Kini, tantangannya adalah seberapa jauh bangsa ini menyelesaikan masalah eksil. Menyelesaikan masalah kebangsaan yang sangat mendasar yang sedemikian lama tidak pernah diperbincangkan dengan sungguh-sungguh.
Isu-isu strategis, termasuk pelanggaran HAM masa lalu, harus diselesaikan oleh para pemimpin bangsa, tak terkecuali para pemimpin yang terpilih pada Pemilu 14 Februari 2024 nanti. ”Tanpa visi yang kuat dari siapa pun calon presiden untuk membangun bangsa ini, seakan bangsa ini menjadi sangat keropos,” ujar Budiman.
”Eksil” lain
Budiman mencoba merefleksikan ”eksil” juga didapati di dalam negeri. Eksil yang dimaksud adalah orang-orang pinggiran yang sampai saat ini belum bisa menikmati berkah dari kemerdekaan. Mereka belum bisa menikmati pembangunan karena para pemimpin bangsa masih Jakartasentris dalam memandang sebuah persoalan.
”Bagaimana kita melihat Asmat, Papua, busung lapar di Asmat karena berbagai problem yang ada. Itu juga eksil-eksil, itulah saudara kita. Itulah yang sebetulnya harus diselesaikan. Terlalu dalam kesenjangan yang ada,” kata Budiman.

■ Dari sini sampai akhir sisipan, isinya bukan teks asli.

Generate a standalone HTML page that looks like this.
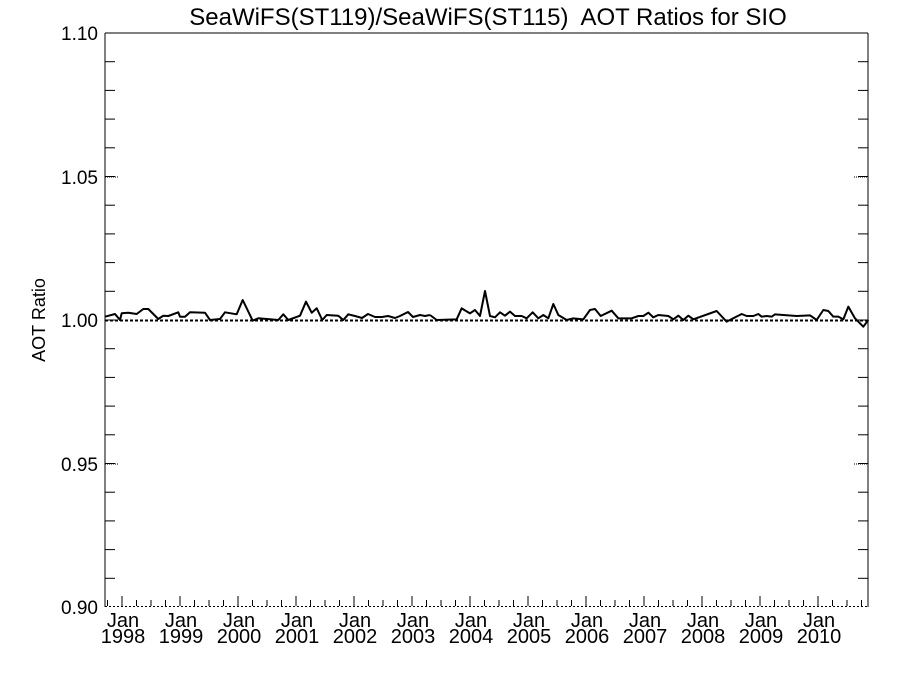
<!DOCTYPE html>
<html><head><meta charset="utf-8"><style>
html,body{margin:0;padding:0;background:#fff}
svg{display:block;font-family:"Liberation Sans",Arial,sans-serif}
</style></head><body>
<svg width="900" height="675" viewBox="0 0 900 675" xmlns="http://www.w3.org/2000/svg">
<rect width="900" height="675" fill="#fff"/>
<text x="488" y="25" font-size="24" text-anchor="middle">SeaWiFS(ST119)/SeaWiFS(ST115)&#160; AOT Ratios for SIO</text>
<text transform="translate(45,320) rotate(-90)" font-size="18" text-anchor="middle">AOT Ratio</text>
<g font-size="19" text-anchor="end">
<text x="98" y="40">1.10</text>
<text x="98" y="184">1.05</text>
<text x="98" y="327">1.00</text>
<text x="98" y="471">0.95</text>
<text x="98" y="614">0.90</text>
</g>
<g stroke="#000" stroke-width="1" fill="none">
<line x1="105" y1="33" x2="868" y2="33"/>
<line x1="105" y1="33" x2="105" y2="607"/>
<line x1="868" y1="33" x2="868" y2="607"/>
<line x1="105" y1="606.5" x2="868" y2="606.5" stroke-dasharray="2,2"/>
<line x1="105" y1="177" x2="119" y2="177" stroke-dasharray="1,1"/>
<line x1="105" y1="464" x2="119" y2="464" stroke-dasharray="1,1"/>
<line x1="854" y1="177" x2="868" y2="177" stroke-dasharray="1,1"/>
<line x1="854" y1="464" x2="868" y2="464" stroke-dasharray="1,1"/>
<line x1="105" y1="320.5" x2="868" y2="320.5" stroke-width="2" stroke-dasharray="3,2"/>
</g>
<g id="yt" stroke="#000" stroke-width="1"></g>
<g id="xt" stroke="#000" stroke-width="1"></g>
<g font-size="20" text-anchor="middle" id="xl"></g>
<g fill="none" stroke="#000" stroke-width="2" stroke-linejoin="round">
<polyline points="105,316.7 115,314 120,320 121.7,313.3 128.3,312.7 136.7,314 143.3,309 148.3,309 158.3,319 163.3,315.7 168.3,316 178.3,312.3 180,316.7 185,316.7 190,312.3 205,312.7 210,320 220,319 225,312.3 236.7,314.3 242.7,300 252.7,320.7 258.3,318.3 278.3,320 283.3,314.3 288.3,320 300,315.7 306,301.7 311.7,312.7 316.7,308.3 322.3,320 326.7,315 338.3,315.7 343.3,320 348.3,314.3 355,316 362,318 368,314 375,317 382,317 388,316 395,318 400,316 408,312 413,317 420,315 425,316 430,315"/>
<polyline transform="translate(430,280) scale(0.33333)" vector-effect="non-scaling-stroke" points="0,105 20,120 80,118 95,85 120,100 135,90 150,108 165,33 180,108 195,112 210,97 225,107 240,95 255,108 275,108 290,115 308,97 325,115 340,105 355,115 370,72 385,105 410,120 430,115 460,118 480,90 495,87 512,108 545,92 565,115 605,115 625,108 640,108 655,98 670,112 685,105 715,108 730,118 745,107 760,120 775,107 790,118 860,93 890,125 935,102 950,108 970,108 985,102 995,110 1010,108 1025,110 1035,103 1100,108 1140,106 1160,120 1180,90 1195,93 1210,110 1225,110 1240,118 1255,80 1275,115 1300,140 1315,120"/>
</g>
<script>
var ns="http://www.w3.org/2000/svg";
function L(g,x1,y1,x2,y2){var l=document.createElementNS(ns,"line");l.setAttribute("x1",x1);l.setAttribute("y1",y1);l.setAttribute("x2",x2);l.setAttribute("y2",y2);document.getElementById(g).appendChild(l);}
for(var i=0;i<=20;i++){var y=33+i*28.7;if(i==0||i==20)continue;L("yt",105,y,115,y);L("yt",858,y,868,y);}
var m=4.8333;
for(var k=-1;k<60;k++){var x=122+k*3*m;if(x<106||x>867)continue;var big=(k%4==0);L("xt",x,606,x,big?596:600);}
for(var yr=0;yr<13;yr++){var x=122+yr*58;var t=document.createElementNS(ns,"text");t.setAttribute("x",x+1);t.setAttribute("y",627);t.textContent="Jan";document.getElementById("xl").appendChild(t);
var t2=document.createElementNS(ns,"text");t2.setAttribute("x",x+1);t2.setAttribute("y",643);t2.textContent=1998+yr;document.getElementById("xl").appendChild(t2);}
</script>
</svg>
</body></html>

Sementara di daerah lain, seperti Martapura, Kalimantan Selatan, masyarakat dengan mudah membeli intan dan permata seharga Rp 20 juta hingga Rp 30 juta. Fenomena tersebut menggambarkan kesenjangan sosial yang sangat luar biasa.

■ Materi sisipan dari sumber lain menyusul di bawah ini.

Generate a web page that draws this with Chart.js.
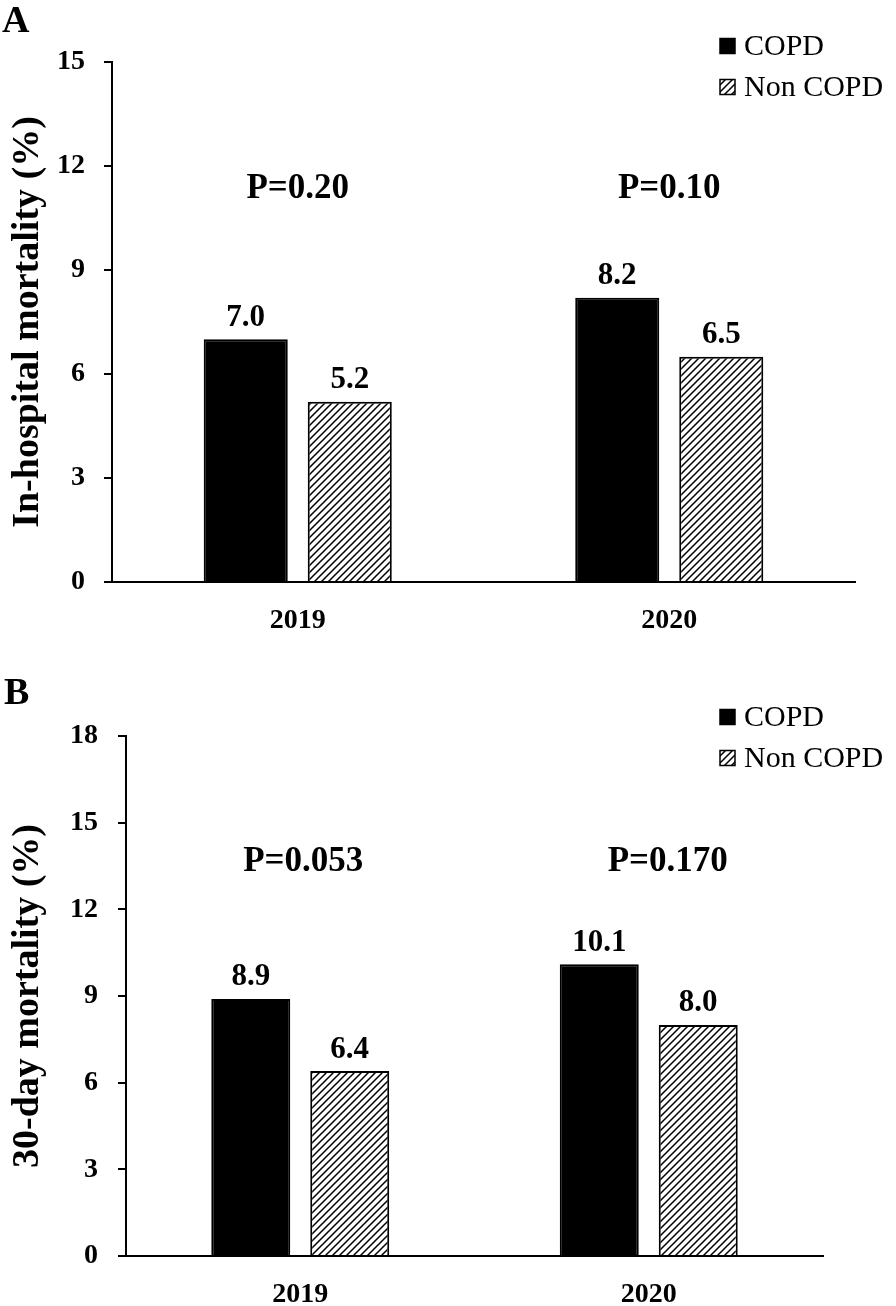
<!DOCTYPE html>
<html>
<head>
<meta charset="utf-8">
<script src="https://cdn.jsdelivr.net/npm/chart.js@4.4.1/dist/chart.umd.min.js"></script>
<style>
  html, body { margin: 0; padding: 0; background: #fff; }
  body { width: 896px; height: 1306px; position: relative; overflow: hidden; }
  canvas { position: absolute; left: 0; }
  #cA { top: 0; }
  #cB { top: 650px; }
</style>
</head>
<body>
<canvas id="cA" width="896" height="650"></canvas>
<canvas id="cB" width="896" height="656"></canvas>
<script>
// ---- data ----
const categories = ['2019', '2020'];
const seriesNames = ['COPD', 'Non COPD'];
const copdInHospital = [7.0, 8.2];
const nonCopdInHospital = [5.2, 6.5];
const copd30Day = [8.9, 10.1];
const nonCopd30Day = [6.4, 8.0];
const pLabelsA = ['P=0.20', 'P=0.10'];
const pLabelsB = ['P=0.053', 'P=0.170'];
const yTitleA = 'In-hospital mortality (%)';
const yTitleB = '30-day mortality (%)';
const yMaxA = 15, yMaxB = 18, yStep = 3;

const SERIF = '"Liberation Serif", "Times New Roman", Times, serif';

function makeHatch(ctx) {
  const s = 7;
  const c = document.createElement('canvas');
  c.width = s; c.height = s;
  const g = c.getContext('2d');
  g.fillStyle = '#fff';
  g.fillRect(0, 0, s, s);
  g.strokeStyle = '#000';
  g.lineWidth = 1.5;
  g.beginPath();
  g.moveTo(-1, s + 1); g.lineTo(s + 1, -1);
  g.moveTo(-1, 1); g.lineTo(1, -1);
  g.moveTo(s - 1, s + 1); g.lineTo(s + 1, s - 1);
  g.stroke();
  return ctx.createPattern(c, 'repeat');
}

const annotPlugin = {
  id: 'annot',
  afterDatasetsDraw(chart, args, opts) {
    const ctx = chart.ctx;
    const xs = chart.scales.x, ys = chart.scales.y;
    ctx.save();
    // value labels
    ctx.fillStyle = '#000';
    ctx.textAlign = 'center';
    ctx.textBaseline = 'bottom';
    ctx.font = 'bold 31px ' + SERIF;
    chart.data.datasets.forEach((ds, di) => {
      const meta = chart.getDatasetMeta(di);
      meta.data.forEach((el, i) => {
        ctx.fillText(ds.data[i].toFixed(1), el.x, el.y - 6);
      });
    });
    // P labels
    ctx.font = 'bold 35px ' + SERIF;
    ctx.textBaseline = 'middle';
    opts.pLabels.forEach((t, i) => {
      ctx.fillText(t, xs.getPixelForValue(i) + opts.pShift[i], ys.getPixelForValue(opts.pLevel));
    });
    // panel letter
    ctx.textAlign = 'left';
    ctx.font = 'bold 38px ' + SERIF;
    ctx.fillText(opts.letter, opts.letterPos[0], opts.letterPos[1]);
    // legend
    const lx = opts.legendX, ly0 = chart.chartArea.top + opts.legendDy;
    ctx.font = '30px ' + SERIF;
    chart.data.datasets.forEach((ds, di) => {
      const cy = ly0 + di * 41;
      ctx.fillStyle = ds.backgroundColor;
      ctx.fillRect(lx, cy - 7.5, 15, 15);
      ctx.strokeStyle = '#000';
      ctx.lineWidth = 1.5;
      ctx.strokeRect(lx, cy - 7.5, 15, 15);
      ctx.fillStyle = '#000';
      ctx.textBaseline = 'middle';
      ctx.fillText(ds.label, lx + 24, cy + 1);
    });
    ctx.restore();
  }
};

function buildChart(id, copd, nonCopd, yMax, title, cfg) {
  const canvas = document.getElementById(id);
  const ctx = canvas.getContext('2d');
  const hatch = makeHatch(ctx);
  return new Chart(ctx, {
    type: 'bar',
    data: {
      labels: categories,
      datasets: [
        { label: seriesNames[0], data: copd, backgroundColor: '#000', borderColor: '#000', borderWidth: 2 },
        { label: seriesNames[1], data: nonCopd, backgroundColor: hatch, borderColor: '#000', borderWidth: 2 }
      ]
    },
    options: {
      responsive: false,
      animation: false,
      devicePixelRatio: 1,
      categoryPercentage: cfg.catPct,
      barPercentage: cfg.barPct,
      layout: { padding: { left: 0, right: cfg.padRight, top: cfg.padTop, bottom: 0 } },
      plugins: {
        legend: { display: false },
        tooltip: { enabled: false },
        annot: cfg.annot
      },
      scales: {
        x: {
          grid: { display: true, drawOnChartArea: false, drawTicks: false, color: '#000' },
          border: { display: true, color: '#000', width: 2 },
          ticks: { color: '#000', font: { family: SERIF, size: 28, weight: 'bold' }, padding: cfg.xPad },
          afterFit(s) { s.height = cfg.xHeight; }
        },
        y: {
          min: 0, max: yMax,
          ticks: { stepSize: yStep, color: '#000', font: { family: SERIF, size: 28, weight: 'bold' }, padding: cfg.yPad },
          grid: { display: true, drawOnChartArea: false, drawTicks: true, tickLength: 8, color: '#000', lineWidth: 2 },
          border: { display: true, color: '#000', width: 2 },
          title: { display: true, text: title, color: '#000', font: { family: SERIF, size: 38, weight: 'bold' }, padding: { top: 5, bottom: 0 } },
          afterFit(s) { s.width = cfg.yWidth; }
        }
      }
    },
    plugins: [annotPlugin]
  });
}

buildChart('cA', copdInHospital, nonCopdInHospital, yMaxA, yTitleA, {
  padRight: 41, padTop: 62, xHeight: 68, yWidth: 112, yPad: 19, xPad: 22,
  catPct: 0.56, barPct: 0.808,
  annot: { pLabels: pLabelsA, pShift: [0, 0], pLevel: 11.35, letter: 'A', letterPos: [2, 22], legendX: 720, legendDy: -16 }
});

buildChart('cB', copd30Day, nonCopd30Day, yMaxB, yTitleB, {
  padRight: 73, padTop: 86, xHeight: 50, yWidth: 126, yPad: 20, xPad: 22,
  catPct: 0.568, barPct: 0.798,
  annot: { pLabels: pLabelsB, pShift: [3, 19], pLevel: 13.65, letter: 'B', letterPos: [4, 44], legendX: 720, legendDy: -19 }
});
</script>
</body>
</html>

Sukidi, pemikir kebinekaan, menuturkan, ada sejumlah masalah yang bisa diidentifikasi terkait perlakuan negara terhadap orang hidup dalam keterasingan. Umumnya kecintaan mereka pada Indonesia begitu mengakar kuat dalam pikiran dan hati. Hal ini merupakan suatu fakta harus selalu menjadi pertimbangan negara dalam memperlakukan mereka yang hidup dalam pengasingan.
Ia khawatir kecintaan pada Tanah Air justru dirobek-robek oleh mereka yang beretorika untuk mencintai Tanah Air, tetapi praktiknya korupsi. Menurut Sukidi, korupsi merupakan praktik kejahatan atas nama negara yang justru merobek inti republik.